The size of the encoded frames can also depend upon the amount of detail in the video sequence to be encoded. Images in a video sequence with a high detail will produce encoded frames with more data than video sequences with a low detail.
As discussed previously, not all packet losses or packet delays will have a human-perceptible impact upon a video sequence. The loss of a single B-frame will have little impact, because no other frames are dependent upon that frame and hence the image will only be distorted for the fraction of a second corresponding to the single B-frame. The loss of a reference frame (an I-frame or P-frame), however, will affect any P-frame or B-frame that depends on the reference frame. A series of packet losses—especially those involving reference frames—will begin to cause human-perceptible degradations in the video image quality. Furthermore, losses of reference frames at the beginning of a scene change or during high-motion video sequences are more likely to cause human-perceptible distortions than losses of reference frames in relatively static video sequences. Conversely, losses of non-reference frames during scene changes or high-motion video sequences are less likely to produce noticeable distortions because the visual artifact is obscured by the rapid changes in the images presented to the viewer.
The GoP length and structure can be fixed or variable, depending upon the particular video stream. For streams with a fixed GoP structure, the I, P, and B frames occur at well-defined and fixed intervals within the video stream.

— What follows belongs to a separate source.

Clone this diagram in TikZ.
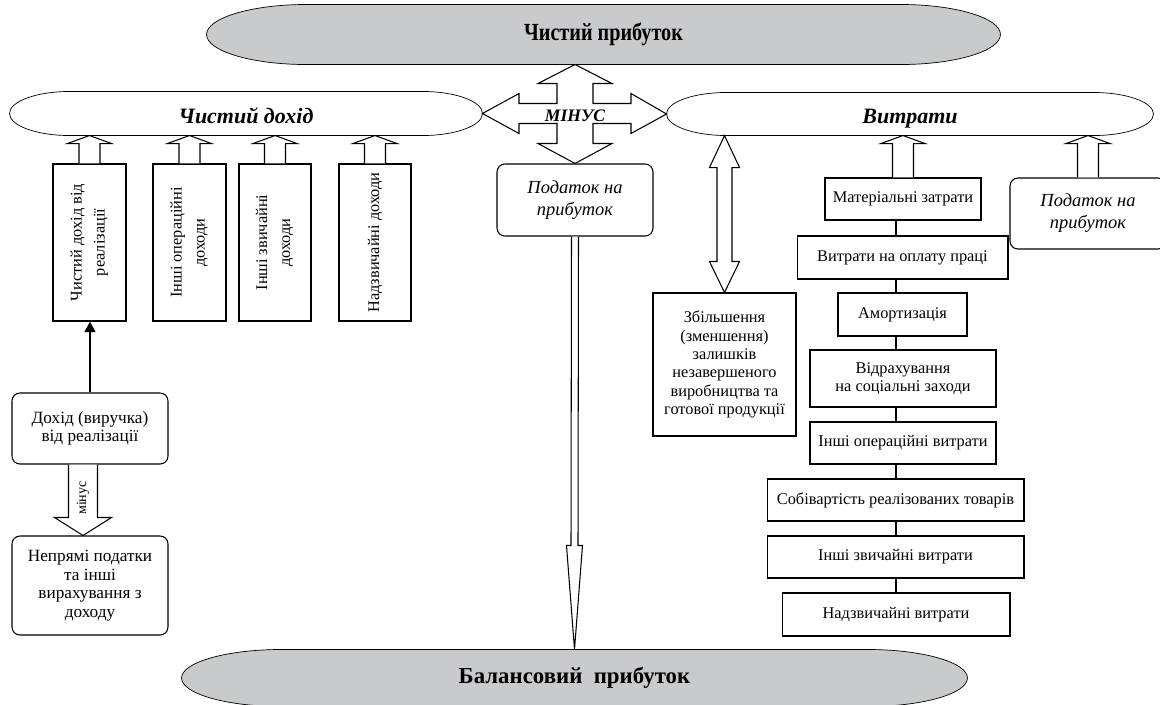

In such a case, a network analyzer can easily determine whether a lost packet is part of an I, P, or B frame even if the video stream is encrypted. However, if the GoP structure within an encrypted video stream is variable or unknown to the network analyzer, then the network analyzer cannot readily determine the nature or content of a lost packet. Prior art systems have attempted to partially decrypt packets to determine their content. However, this will only work if the network analyzer has the encryption key.